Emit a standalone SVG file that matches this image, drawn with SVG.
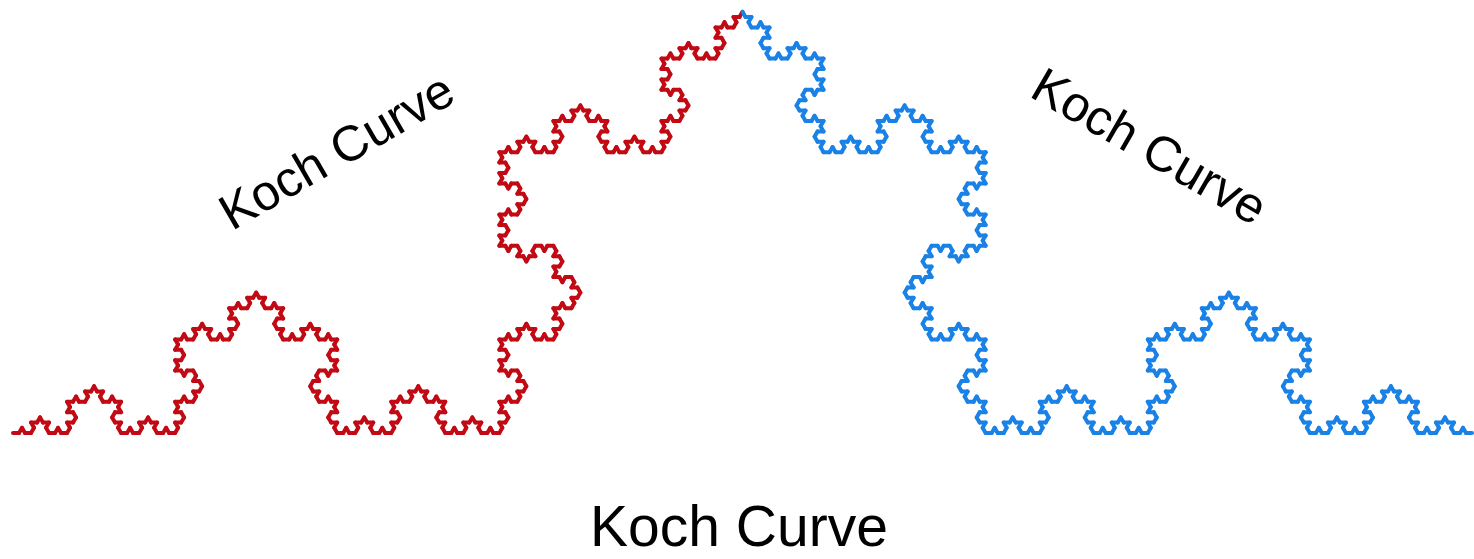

##############################

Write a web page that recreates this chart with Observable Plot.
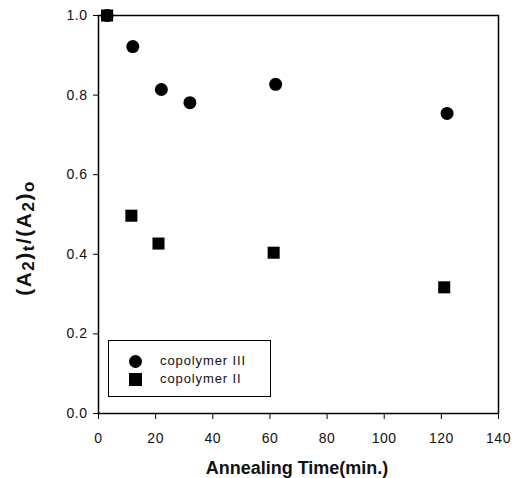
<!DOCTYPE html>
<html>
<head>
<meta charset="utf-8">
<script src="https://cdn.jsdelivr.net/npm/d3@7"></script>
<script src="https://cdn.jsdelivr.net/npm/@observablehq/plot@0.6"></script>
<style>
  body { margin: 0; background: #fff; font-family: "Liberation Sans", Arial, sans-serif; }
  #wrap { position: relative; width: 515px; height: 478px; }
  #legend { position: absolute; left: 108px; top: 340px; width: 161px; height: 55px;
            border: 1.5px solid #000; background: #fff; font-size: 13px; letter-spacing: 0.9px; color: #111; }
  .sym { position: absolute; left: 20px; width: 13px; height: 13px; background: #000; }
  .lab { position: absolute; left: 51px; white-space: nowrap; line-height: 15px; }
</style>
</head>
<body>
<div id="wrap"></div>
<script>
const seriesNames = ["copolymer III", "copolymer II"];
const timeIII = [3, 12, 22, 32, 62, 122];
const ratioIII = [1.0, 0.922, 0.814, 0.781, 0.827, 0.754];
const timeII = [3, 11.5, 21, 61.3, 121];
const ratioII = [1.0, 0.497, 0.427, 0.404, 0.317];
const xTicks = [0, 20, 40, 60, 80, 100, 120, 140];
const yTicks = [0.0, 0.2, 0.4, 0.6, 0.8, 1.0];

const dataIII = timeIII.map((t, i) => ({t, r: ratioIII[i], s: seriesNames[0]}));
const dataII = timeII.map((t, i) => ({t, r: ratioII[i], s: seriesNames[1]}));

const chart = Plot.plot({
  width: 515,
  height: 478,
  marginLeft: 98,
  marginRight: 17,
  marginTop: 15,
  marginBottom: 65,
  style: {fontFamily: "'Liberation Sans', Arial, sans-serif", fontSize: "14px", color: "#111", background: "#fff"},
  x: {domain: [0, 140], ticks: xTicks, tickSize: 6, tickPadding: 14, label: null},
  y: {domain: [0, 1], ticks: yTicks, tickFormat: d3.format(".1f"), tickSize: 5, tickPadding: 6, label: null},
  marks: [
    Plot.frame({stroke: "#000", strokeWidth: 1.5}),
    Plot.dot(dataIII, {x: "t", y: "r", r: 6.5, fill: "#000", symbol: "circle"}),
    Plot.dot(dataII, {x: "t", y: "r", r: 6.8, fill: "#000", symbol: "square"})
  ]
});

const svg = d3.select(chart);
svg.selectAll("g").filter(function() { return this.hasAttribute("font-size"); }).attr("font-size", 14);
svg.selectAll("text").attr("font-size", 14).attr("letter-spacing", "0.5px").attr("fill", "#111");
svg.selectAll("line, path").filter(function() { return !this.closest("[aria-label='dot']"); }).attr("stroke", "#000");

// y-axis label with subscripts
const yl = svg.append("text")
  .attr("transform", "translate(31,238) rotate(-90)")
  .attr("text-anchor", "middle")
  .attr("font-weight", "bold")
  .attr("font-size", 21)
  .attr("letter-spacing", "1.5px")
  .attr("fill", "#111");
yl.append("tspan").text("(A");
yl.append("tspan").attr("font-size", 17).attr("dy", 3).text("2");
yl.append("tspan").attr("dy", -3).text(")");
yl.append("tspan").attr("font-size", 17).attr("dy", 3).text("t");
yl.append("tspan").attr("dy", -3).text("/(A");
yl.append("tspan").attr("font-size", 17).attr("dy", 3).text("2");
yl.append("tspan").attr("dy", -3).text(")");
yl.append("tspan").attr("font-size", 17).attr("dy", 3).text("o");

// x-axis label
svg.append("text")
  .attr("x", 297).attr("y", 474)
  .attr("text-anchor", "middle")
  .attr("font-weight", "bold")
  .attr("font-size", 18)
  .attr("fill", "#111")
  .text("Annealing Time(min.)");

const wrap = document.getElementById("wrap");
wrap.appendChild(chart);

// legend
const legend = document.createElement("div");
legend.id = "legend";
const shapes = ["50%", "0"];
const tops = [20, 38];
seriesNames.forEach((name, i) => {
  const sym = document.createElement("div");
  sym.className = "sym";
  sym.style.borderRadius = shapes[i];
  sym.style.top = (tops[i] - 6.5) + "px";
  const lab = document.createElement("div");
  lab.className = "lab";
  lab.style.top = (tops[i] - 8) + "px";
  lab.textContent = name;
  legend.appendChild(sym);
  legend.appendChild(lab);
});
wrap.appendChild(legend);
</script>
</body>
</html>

##############################

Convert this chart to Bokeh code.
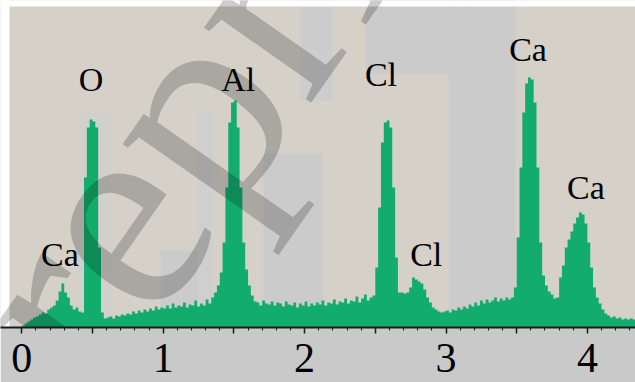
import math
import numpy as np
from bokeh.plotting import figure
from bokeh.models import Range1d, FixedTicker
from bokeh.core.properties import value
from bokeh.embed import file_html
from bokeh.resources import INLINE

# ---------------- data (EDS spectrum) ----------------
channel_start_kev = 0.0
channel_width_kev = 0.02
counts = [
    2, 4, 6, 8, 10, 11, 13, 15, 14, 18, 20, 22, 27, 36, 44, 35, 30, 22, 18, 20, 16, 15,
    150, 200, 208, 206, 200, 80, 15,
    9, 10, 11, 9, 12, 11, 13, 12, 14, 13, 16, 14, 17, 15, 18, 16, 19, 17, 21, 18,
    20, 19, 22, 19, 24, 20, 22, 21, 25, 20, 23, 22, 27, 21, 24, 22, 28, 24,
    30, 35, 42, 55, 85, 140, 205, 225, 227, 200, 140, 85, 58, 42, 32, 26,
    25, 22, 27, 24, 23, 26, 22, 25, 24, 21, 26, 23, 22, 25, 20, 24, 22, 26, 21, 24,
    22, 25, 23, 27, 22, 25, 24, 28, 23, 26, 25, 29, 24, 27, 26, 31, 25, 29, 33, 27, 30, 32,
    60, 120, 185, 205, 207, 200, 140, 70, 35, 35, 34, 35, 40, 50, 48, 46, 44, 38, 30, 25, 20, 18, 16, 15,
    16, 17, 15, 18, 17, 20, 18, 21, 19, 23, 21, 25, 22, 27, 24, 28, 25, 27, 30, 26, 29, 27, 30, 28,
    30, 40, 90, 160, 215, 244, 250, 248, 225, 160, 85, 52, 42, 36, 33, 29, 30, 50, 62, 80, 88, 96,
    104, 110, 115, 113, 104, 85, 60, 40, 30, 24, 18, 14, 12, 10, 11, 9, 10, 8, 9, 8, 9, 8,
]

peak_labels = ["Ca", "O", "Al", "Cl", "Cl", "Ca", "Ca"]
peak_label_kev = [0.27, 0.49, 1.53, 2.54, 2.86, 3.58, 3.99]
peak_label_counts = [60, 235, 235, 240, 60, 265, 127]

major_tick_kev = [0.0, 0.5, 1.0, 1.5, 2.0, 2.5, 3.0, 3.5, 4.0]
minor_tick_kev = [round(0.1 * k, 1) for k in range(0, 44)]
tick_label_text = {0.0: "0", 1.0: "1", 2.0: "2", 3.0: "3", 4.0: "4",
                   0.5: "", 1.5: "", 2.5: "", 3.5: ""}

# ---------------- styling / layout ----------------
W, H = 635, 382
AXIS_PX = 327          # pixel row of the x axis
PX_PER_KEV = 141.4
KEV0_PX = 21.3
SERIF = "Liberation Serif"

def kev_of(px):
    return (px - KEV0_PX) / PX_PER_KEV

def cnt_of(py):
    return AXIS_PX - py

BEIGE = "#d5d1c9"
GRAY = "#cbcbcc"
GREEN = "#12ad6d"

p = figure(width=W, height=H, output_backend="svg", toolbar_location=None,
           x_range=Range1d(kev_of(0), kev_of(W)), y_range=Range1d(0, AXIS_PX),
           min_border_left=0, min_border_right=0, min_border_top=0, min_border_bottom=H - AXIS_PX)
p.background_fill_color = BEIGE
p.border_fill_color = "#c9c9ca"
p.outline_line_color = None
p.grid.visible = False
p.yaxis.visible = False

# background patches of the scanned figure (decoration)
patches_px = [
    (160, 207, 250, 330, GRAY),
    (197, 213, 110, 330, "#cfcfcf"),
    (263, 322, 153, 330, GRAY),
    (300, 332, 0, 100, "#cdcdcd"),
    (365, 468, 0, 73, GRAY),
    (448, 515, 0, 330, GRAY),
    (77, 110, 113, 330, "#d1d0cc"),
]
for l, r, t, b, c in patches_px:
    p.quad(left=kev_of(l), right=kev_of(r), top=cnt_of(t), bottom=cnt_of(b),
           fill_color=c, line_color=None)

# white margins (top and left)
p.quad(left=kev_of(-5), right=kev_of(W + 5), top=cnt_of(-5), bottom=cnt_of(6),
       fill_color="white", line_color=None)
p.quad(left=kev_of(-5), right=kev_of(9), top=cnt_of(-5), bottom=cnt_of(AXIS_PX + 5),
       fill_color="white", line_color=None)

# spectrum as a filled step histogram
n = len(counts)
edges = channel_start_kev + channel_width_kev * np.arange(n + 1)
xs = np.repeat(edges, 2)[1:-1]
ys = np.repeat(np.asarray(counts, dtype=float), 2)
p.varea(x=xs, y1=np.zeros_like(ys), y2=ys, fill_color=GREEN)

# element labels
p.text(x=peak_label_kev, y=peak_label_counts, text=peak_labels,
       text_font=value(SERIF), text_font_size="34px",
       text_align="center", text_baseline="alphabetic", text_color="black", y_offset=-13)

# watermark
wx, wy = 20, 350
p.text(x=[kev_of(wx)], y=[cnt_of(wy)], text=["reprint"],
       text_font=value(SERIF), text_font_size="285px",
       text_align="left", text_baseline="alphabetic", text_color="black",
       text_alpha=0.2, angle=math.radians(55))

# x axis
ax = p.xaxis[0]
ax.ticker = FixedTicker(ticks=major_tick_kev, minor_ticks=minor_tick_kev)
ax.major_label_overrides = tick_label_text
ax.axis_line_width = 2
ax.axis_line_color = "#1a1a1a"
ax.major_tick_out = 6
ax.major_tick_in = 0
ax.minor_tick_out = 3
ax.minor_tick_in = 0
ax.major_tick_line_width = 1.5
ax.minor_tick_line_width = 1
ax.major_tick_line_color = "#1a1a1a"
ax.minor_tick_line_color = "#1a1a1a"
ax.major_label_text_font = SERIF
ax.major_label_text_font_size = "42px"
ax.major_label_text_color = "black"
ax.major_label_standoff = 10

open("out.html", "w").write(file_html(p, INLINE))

##############################

## Problem requirements:
Output nothing except the lines from the one containing "Convert this chart to Bokeh code." through the one containing "from bokeh.resources import INLINE", both kept, with the pictures removed.

## Output of the exercise:
Convert this chart to Bokeh code.
import math
import numpy as np
from bokeh.plotting import figure
from bokeh.models import Range1d, FixedTicker
from bokeh.core.properties import value
from bokeh.embed import file_html
from bokeh.resources import INLINE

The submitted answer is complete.